Умереть? Но ведь ты так молод! Умереть? Но ведь я люблю тебя! Умереть! — еще раз повторила она глубоким, грудным голосом и вне себя схватила его руки. — Холодные! — сказала она. — Или мне только кажется?
Рафаэль вытащил из-под подушки жалкий лоскуток шагреневой кожи, маленький, как лист барвинка, и, показывая его, воскликнул:
— Полина, прекрасный образ прекрасной моей жизни, скажем друг другу: прости!
— Прости?! — повторила она с изумлением.
— Да. Вот талисман, который исполняет мои желания и показывает, как сокращается моя жизнь. Смотри, сколько мне остается. Взглянешь еще на меня, и я умру.

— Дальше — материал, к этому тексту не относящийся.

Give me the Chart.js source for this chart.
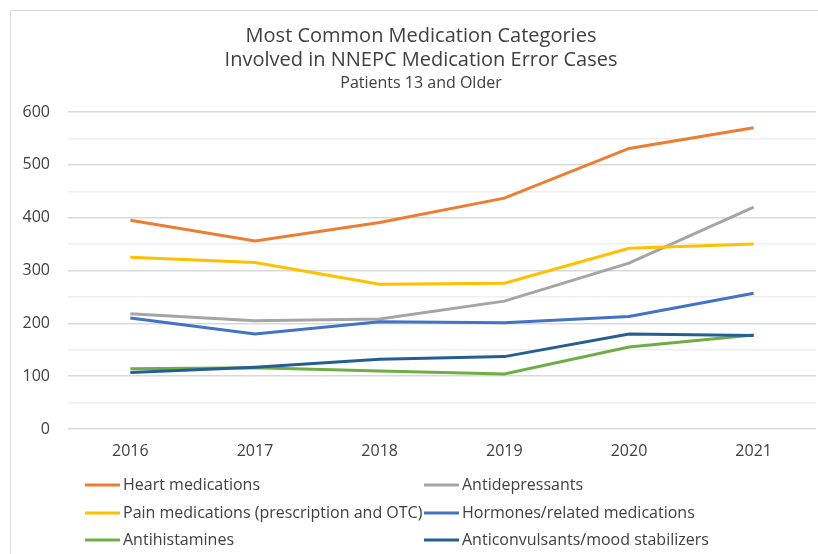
<!DOCTYPE html>
<html>
<head>
<meta charset="utf-8">
<title>NNEPC Medication Error Cases</title>
<script src="https://cdn.jsdelivr.net/npm/chart.js@4.4.1/dist/chart.umd.min.js"></script>
<style>
  html, body { margin: 0; padding: 0; background: #fff; }
  .wrap { position: relative; width: 818px; height: 554px; overflow: hidden; }
  .frame { position: absolute; left: 10px; top: 10px; width: 900px; height: 700px;
           border-left: 1px solid #d9d9d9; border-top: 1px solid #d9d9d9; }
  canvas { position: absolute; left: 0; top: 0; }
</style>
</head>
<body>
<div class="wrap">
  <div class="frame"></div>
  <canvas id="medChart" width="818" height="554"></canvas>
</div>
<script>
// ── Data ──────────────────────────────────────────────────
const years           = ['2016','2017','2018','2019','2020','2021'];
const heartMeds       = [395, 356, 391, 437, 531, 570];
const antidepressants = [218, 205, 208, 242, 314, 420];
const painMeds        = [325, 315, 274, 276, 342, 350];
const hormones        = [210, 180, 203, 201, 213, 257];
const antihistamines  = [114, 116, 110, 104, 155, 178];
const anticonvulsants = [107, 117, 132, 137, 180, 177];

const seriesNames  = ['Heart medications','Antidepressants','Pain medications (prescription and OTC)',
                      'Hormones/related medications','Antihistamines','Anticonvulsants/mood stabilizers'];
const seriesData   = [heartMeds, antidepressants, painMeds, hormones, antihistamines, anticonvulsants];
const seriesColors = ['#ED7D31','#A5A5A5','#FFC000','#4472C4','#70AD47','#255E91'];

const titleLines = ['Most Common Medication Categories','Involved in NNEPC Medication Error Cases'];
const subtitle   = 'Patients 13 and Older';

const FONT = "'Open Sans', 'DejaVu Sans', sans-serif";
const TEXT = '#404040';

// ── Title + two-column legend drawn on the canvas ─────────
const decorPlugin = {
  id: 'decor',
  afterDraw(chart) {
    const ctx = chart.ctx;
    ctx.save();
    ctx.textAlign = 'center';
    ctx.textBaseline = 'middle';
    ctx.fillStyle = '#404040';
    ctx.font = '20px ' + FONT;
    ctx.fillText(titleLines[0], 421, 36);
    ctx.fillText(titleLines[1], 421, 60);
    ctx.font = '16px ' + FONT;
    ctx.fillText(subtitle, 421, 83);

    // legend rows, two columns, row-wise order
    const rowsY = [485, 513, 540];
    const cols  = [{ x0: 85, x1: 120, tx: 123 }, { x0: 424, x1: 459, tx: 462 }];
    ctx.textAlign = 'left';
    ctx.font = '16px ' + FONT;
    chart.data.datasets.forEach((ds, i) => {
      const c = cols[i % 2];
      const y = rowsY[Math.floor(i / 2)];
      ctx.strokeStyle = ds.borderColor;
      ctx.lineWidth = 3;
      ctx.beginPath();
      ctx.moveTo(c.x0, y);
      ctx.lineTo(c.x1, y);
      ctx.stroke();
      ctx.fillStyle = TEXT;
      ctx.fillText(ds.label, c.tx, y);
    });
    ctx.restore();
  }
};

const datasets = seriesData.map((d, i) => ({
  label: seriesNames[i],
  data: d,
  borderColor: seriesColors[i],
  backgroundColor: seriesColors[i],
  borderWidth: 3,
  pointRadius: 0,
  tension: 0,
  fill: false,
  order: seriesData.length - 1 - i   // later series drawn on top
}));

new Chart(document.getElementById('medChart'), {
  type: 'line',
  data: { labels: years, datasets },
  plugins: [decorPlugin],
  options: {
    responsive: false,
    animation: false,
    layout: { padding: { top: 112, left: 0, right: 2, bottom: 85 } },
    plugins: {
      legend: { display: false },
      title: { display: false },
      tooltip: { enabled: false }
    },
    scales: {
      x: {
        offset: true,
        grid: { display: false, drawTicks: false },
        border: { display: false },
        ticks: { color: TEXT, font: { family: FONT, size: 16 }, padding: 13 },
        afterFit(scale) { scale.height = 40; }
      },
      y: {
        min: 0,
        max: 600,
        border: { display: false },
        grid: {
          drawTicks: false,
          lineWidth: 1.5,
          color: c => (c.tick && c.tick.value % 100 === 0) ? '#d9d9d9' : '#efefef'
        },
        ticks: {
          stepSize: 50,
          color: TEXT,
          font: { family: FONT, size: 16 },
          padding: 18,
          callback: v => (v % 100 === 0 ? v : '')
        },
        afterFit(scale) { scale.width = 68; }
      }
    }
  }
});
</script>
</body>
</html>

Полина подумала, что Валантен сошел с ума; она взяла талисман и поднесла поближе лампу. При мерцающем свете, падавшем на Рафаэля и на талисман, она с напряженным вниманием рассматривала и лицо своего возлюбленного и остаток волшебной кожи. Видя, как прекрасна сейчас Полина, охваченная страстной любовью и ужасом, Рафаэль не мог совладать с собою: воспоминания о ласках, о буйных радостях страсти воспрянули в его дремотной душе и разгорелись, как разгорается огонь, тлевший под пеплом в погашенном очаге.